Is there a path for Ohio State to blitz through the rest of the Big Ten and reach the College Football Playoff? Sure. There were moments on Saturday night — bursts of TreVeyon Henderson, strikes from C.J. Stroud and pass rushes from Tyreke Smith — that teased that notion as an inevitability.
Could Ohio State sputter down the stretch and fall to Nebraska (road), Purdue, Michigan State or Michigan (road)? There were enough penalties, missed red zone opportunities and coverage apathy to portend losses in any of those four games.
So on a chilly Halloween Eve, with a Scarlet Out turning the Horseshoe into a boiling cauldron of ketchup, we’re left to ask if we’ll get Dr. Jekyll or Mr. Buckeye — if you will — the rest of the season.
Day summed up the game by calling it “certainly frustrating,” with “unacceptable” penalties and sloppy enough that this statement may best sum up the Buckeyes’ flaws and promise: “If we clean these things up, I don’t know what the score will look like.” There’s that potential undercut by reality.

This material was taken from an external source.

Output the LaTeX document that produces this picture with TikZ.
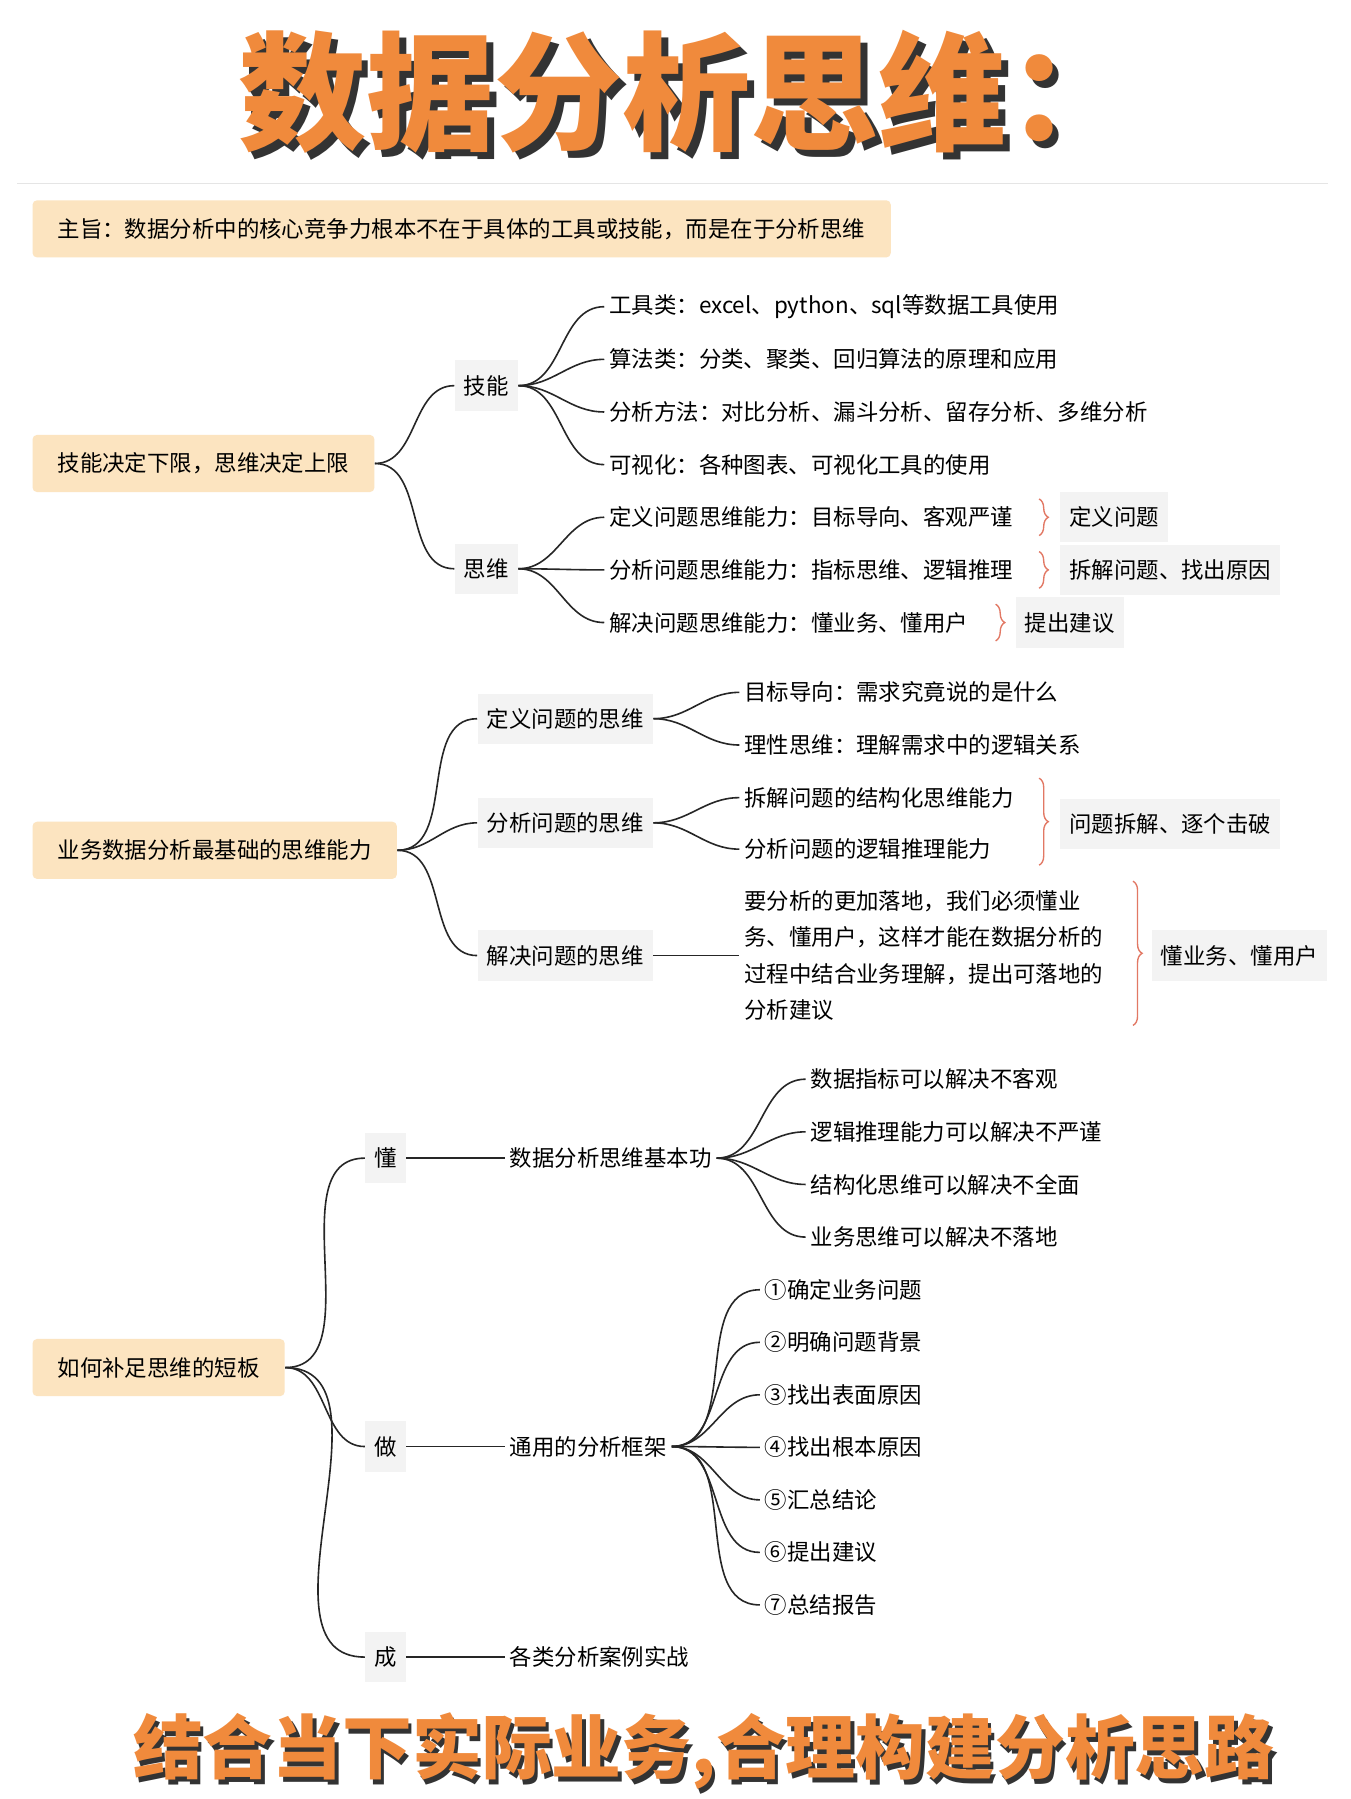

Credit Penn State, which has lost to Ohio State five straight times but always seems to deliver a migraine on the way to the loss column. One week after Penn State lost in nine overtimes to Illinois and made the Illini’s run game look like the Pony Express reincarnated (357 yards), they put up a brick wall to stone Ohio State by holding them to 19 first-half rushing yards. Penn State blitzed from every angle, played with guts and a fully healthy Sean Clifford dealt all night, finishing with 361 yards.
So which Buckeyes should we expect the rest of the way?
The Stroud who finished with 305 passing yards? Or the one who missed a wide-open Chris Olave for a touchdown on a fourth-down play?
The TreVeyon Henderson who scooted for 152 yards? Or the one who made the freshman mistake of jumping offsides on a fourth-and-inches on the goal line?
Are we going to see the Ohio State defense that crunched Clifford to enable a 57-yard touchdown run by burly lineman Jerron Cage? Or the one that got picked apart by Penn State OC Mike Yurcich on a pair of 75-yard third-quarter drives?
Stroud may have best unintentionally summed up Ohio State’s role as Big Ten alpha by saying that in recent seasons Ohio State has beaten itself more than others have beaten Ohio State. The Oregon loss earlier in the year — along with a dud against Tulsa — prompted seismic changes, including the insertion of Matt Barnes as the defensive coordinator and Henderson becoming the featured back on offense.
The Buckeyes appear back on track, other than the times when they revert to their September foibles.
“We needed Oregon to happen,” Stroud said. “It sucks to say that we lost, but we learned so much from it. I feel like that the best teacher is losing, honestly. In the future, it’s going to make it better.”
Asking where Ohio State will end up ranked on Tuesday is a bit like projecting which Buckeyes will show up the rest of the season. There are compelling reasons for optimism, countered by enough hints of sloppiness to make sure that optimism isn’t unbridled.
There’s enough talent for Ohio State to end up back in the College Football Playoff for the third straight year under Day. There’s enough uncertainty that a pair of losses down the stretch isn’t unfathomable.
So until the final week of the season, expect the same range of emotions to appear on Day’s face on the sideline. The potential remains for Ohio State to soar or sink. The contortions provide the perfect portrait for both the team and the sport this season.